A novidade, agora, no eterno vaivém da moda: a peça, que parecia coisa de antigamente, tão atrelada ao século XX, voltou com tudo. Grifes de luxo apropriaram-se do acessório e o elevaram à categoria de peça desejada e indispensável para compor um visual moderno. A Hermès, que nos anos 1940 fizera do carré, o lenço na forma quadrada, um dos itens mais icônicos daquele tempo entreguerras, tratou de reinventá-lo, em cores vivas. Gucci, Jacquemus e Chanel também apostam na releitura dos lenços amarrados na cabeça. “Claro, ainda há o uso como peça de proteção diante do clima, do frio e da poeira, mas agora o que vale mesmo é o aspecto estético”, diz o estilista Lino Villaventura, com a necessária ironia.

ÍCONE - Grace Kelly, a atriz que depois virou princesa: babushka
ÍCONE - Grace Kelly, a atriz que depois virou princesa: babushka (Anwar Hussein/Getty Images)

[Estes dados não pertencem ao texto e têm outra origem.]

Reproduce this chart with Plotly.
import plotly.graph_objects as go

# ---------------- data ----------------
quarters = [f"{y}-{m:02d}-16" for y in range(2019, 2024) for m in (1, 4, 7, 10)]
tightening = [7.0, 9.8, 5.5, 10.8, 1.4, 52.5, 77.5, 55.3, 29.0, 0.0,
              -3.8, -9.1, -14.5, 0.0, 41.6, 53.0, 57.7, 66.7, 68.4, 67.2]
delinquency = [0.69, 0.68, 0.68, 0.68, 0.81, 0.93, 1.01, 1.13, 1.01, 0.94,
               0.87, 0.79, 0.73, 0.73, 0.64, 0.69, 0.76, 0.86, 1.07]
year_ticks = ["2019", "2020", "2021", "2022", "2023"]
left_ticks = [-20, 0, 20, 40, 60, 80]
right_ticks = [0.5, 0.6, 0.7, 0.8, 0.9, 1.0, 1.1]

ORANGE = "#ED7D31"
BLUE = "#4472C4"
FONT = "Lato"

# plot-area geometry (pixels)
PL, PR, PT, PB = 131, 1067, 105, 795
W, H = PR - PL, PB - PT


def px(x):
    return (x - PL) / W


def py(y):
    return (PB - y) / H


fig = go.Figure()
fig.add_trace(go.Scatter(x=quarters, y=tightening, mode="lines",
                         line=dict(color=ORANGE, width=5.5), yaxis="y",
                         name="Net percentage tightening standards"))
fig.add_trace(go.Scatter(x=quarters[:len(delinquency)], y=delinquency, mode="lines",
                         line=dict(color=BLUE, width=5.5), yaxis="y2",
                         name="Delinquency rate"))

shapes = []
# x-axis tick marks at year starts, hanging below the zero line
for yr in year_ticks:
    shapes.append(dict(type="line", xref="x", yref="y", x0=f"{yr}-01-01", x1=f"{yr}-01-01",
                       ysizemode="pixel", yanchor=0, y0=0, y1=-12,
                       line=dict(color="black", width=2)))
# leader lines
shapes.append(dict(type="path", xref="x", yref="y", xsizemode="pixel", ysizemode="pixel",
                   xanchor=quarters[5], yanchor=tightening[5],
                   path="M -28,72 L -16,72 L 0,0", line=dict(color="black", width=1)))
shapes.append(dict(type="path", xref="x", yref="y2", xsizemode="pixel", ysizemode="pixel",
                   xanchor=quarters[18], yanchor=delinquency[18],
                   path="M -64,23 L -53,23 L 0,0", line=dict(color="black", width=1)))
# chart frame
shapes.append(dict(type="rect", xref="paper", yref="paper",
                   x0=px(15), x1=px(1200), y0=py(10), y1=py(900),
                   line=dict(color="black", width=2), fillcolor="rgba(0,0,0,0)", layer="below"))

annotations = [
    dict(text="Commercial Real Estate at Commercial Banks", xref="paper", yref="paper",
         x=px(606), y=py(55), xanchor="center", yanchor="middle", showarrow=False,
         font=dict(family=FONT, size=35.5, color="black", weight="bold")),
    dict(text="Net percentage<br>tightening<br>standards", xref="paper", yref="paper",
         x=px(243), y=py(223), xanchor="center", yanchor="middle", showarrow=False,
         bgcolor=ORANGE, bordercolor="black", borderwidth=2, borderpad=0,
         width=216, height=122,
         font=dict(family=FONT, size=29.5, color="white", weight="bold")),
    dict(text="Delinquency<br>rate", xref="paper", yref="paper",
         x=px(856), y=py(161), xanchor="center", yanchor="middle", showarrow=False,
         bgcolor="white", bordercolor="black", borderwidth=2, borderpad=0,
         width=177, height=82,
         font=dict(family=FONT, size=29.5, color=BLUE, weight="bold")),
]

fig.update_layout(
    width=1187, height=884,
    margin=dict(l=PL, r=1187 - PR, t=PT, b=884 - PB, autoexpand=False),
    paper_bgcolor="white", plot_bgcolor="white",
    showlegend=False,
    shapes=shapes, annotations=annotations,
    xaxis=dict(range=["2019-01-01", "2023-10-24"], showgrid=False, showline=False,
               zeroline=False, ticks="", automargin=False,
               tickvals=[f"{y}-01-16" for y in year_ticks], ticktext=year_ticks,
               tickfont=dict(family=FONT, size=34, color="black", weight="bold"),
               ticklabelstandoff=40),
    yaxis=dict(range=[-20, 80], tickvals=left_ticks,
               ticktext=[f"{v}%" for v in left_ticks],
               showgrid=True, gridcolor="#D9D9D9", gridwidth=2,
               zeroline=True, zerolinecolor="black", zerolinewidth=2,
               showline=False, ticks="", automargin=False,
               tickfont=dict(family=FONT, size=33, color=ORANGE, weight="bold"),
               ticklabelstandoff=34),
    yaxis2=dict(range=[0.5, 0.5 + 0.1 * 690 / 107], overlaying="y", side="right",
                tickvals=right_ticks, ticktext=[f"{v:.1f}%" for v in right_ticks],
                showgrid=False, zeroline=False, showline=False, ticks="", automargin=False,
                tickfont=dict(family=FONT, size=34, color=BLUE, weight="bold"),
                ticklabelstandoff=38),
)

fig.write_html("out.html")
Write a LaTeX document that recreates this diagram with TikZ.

Como sempre, um modo de constatar a onda é olhar um pouquinho para além das passarelas, na infinita ágora das redes sociais, de mãos dadas com os famosos. A atriz e modelo britânica Anya Taylor-Joy, sempre em sintonia com o mood retrô, foi fotografada com um lenço de seda verde, lembrando imediatamente as divas do passado. Rihanna, por sua vez, trouxe o toque moderno e irreverente ao usar o lenço sobre um boné, criando um contraste de referências que só ela conseguiria sustentar com tanto estilo. Já Isis Valverde apostou no formato de bandana, clara referência ao espírito rebelde dos anos 1990, mas com a delicadeza brasileira.

Não se deve desdenhar, também, da evidente facilidade de uso, atalho para crescimento do fenômeno. Um lenço pode virar turbante, faixa, bandana, cobrindo todo o cabelo ou apenas como detalhe. Adapta-se ao humor, ao clima e ao jeito pessoal de quem o veste. Exige-se, contudo, atenção, porque não é sair por aí, sem o devido cuidado. “Tem que saber amarrar direito um lenço na cabeça”, diz Villaventura. Não é difícil aprender, e cada nó, cada dobra e cada amarração pode carregar memórias de um tempo passado e criar novas histórias de estilo. Como anotou Yves Saint Laurent, em uma de suas reflexões sobre o poder dos elementos simples: “Um lenço não é apenas um acessório; é uma moldura para o rosto, um detalhe que muda tudo”. Dito de outro modo: tem o luxo das coisas mais simples, requisito fundamental de um tempo, o nosso, em que a ostentação virou postura cafona e descabida.